It Doesn't Begin in the Bedroom


Romance alone is not enough to keep your marriage alive.

A marriage can’t be sustained with romance alone. But added to security, meaningful communication, and meaningful touch, it can be a tremendous source of energy and growth.

Wise husbands and wives will take time to practice small acts of touching: holding hands in a walk through the mall, stopping to rub your mate’s shoulders for a moment, taking the time to gently hold your spouse at the door on your way out. These small but important acts can work like “super bloom” to a plant and green out a relationship.

The most successful relationships are those in which each person feels safe sharing his or her feelings and needs.This is where our personalities and parenting histories strongly affect us, because many of us are fearful or uncomfortable about sharing such intimacies. Life is more predictable more secure and stable when you know that both of you are working toward a loving, lasting relationship. This is the foundation for true intimacy.

Many men don’t realize it, but more than 80 percent of a woman’s need for meaningful touch is nonsexual. Sex does not begin in the bedroom. It actually starts in the everyday acts of truthfulness, consistency, kindness, touching, and talking that build a growing desire in a woman.

No one can long ignore considerate, loving actions. Make your mate feel special and you increase his or her desire to do the same for you.

Genuine love doesn’t necessarily spring from feelings.
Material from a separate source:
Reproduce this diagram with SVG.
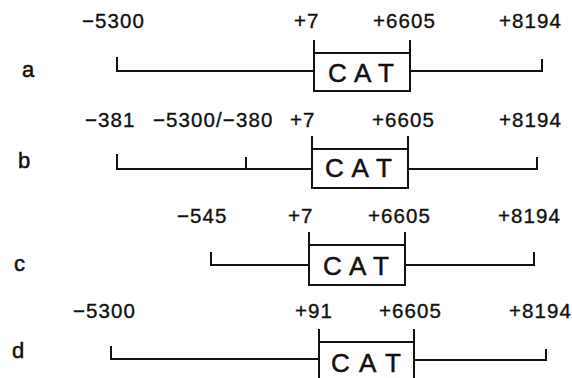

Its basis is primarily a concern for the welfare of another. Although the feelings of affection will follow, genuine love is initially an action directed toward fulfilling another person’s needs. Persistent love—like the dripping of water on a rock can wear away a person’s resistance. It’s nearly impossible to stay angry with or emotionally distant from someone who unconditionally loves and values you.

So many men and women treat each other as objects to be used. They may not verbalize it, but they maintain an inward conviction that their mate should do things that have never been discussed. This is like steadily pouring acid on intimacy. From time to time, my wife and I get together on a date, for breakfast out or just a retreat from home. During that time, we list our personal goals and commit ourselves to helping each other fulfill those desires. I feel so satisfied knowing that my wife is committed enough to sacrifice for my goals and that I have the same commitment toward her.

True happiness comes by reaching out to others with a desire for them to feel love from us.

One way intimacy is blocked is when lives are filled with unhealthy behavior, poor health choices or sexual addictions that affect our daily conduct. To change those habits and addictions, we should first recognize our mistakes and admit when we’re at fault. Second, we must keep an attitude of wanting to improve. Third, we should share our feelings and needs with our mate and seek his or her understanding and support.

Keeping your written relationship menu posted in a prominent household location provides a continual reminder of which values and rules you’re working toward. It generally takes about 30 days to start a new habit. So if you’re regularly working on attaining your goals, it will only take a month before you notice significant changes in your relationship.

4 ways of building intimacy:

  1. Stop waiting for things to get better—make a decision to work on them.
  2. Acquire and practice new attitudes and skills that lead to fulfilling relation- ships.
  3. Commit to changing your own behaviors first, without expecting your partner to change his or hers.
  4. Support each other in your efforts so that neither of you feels alone or inferior.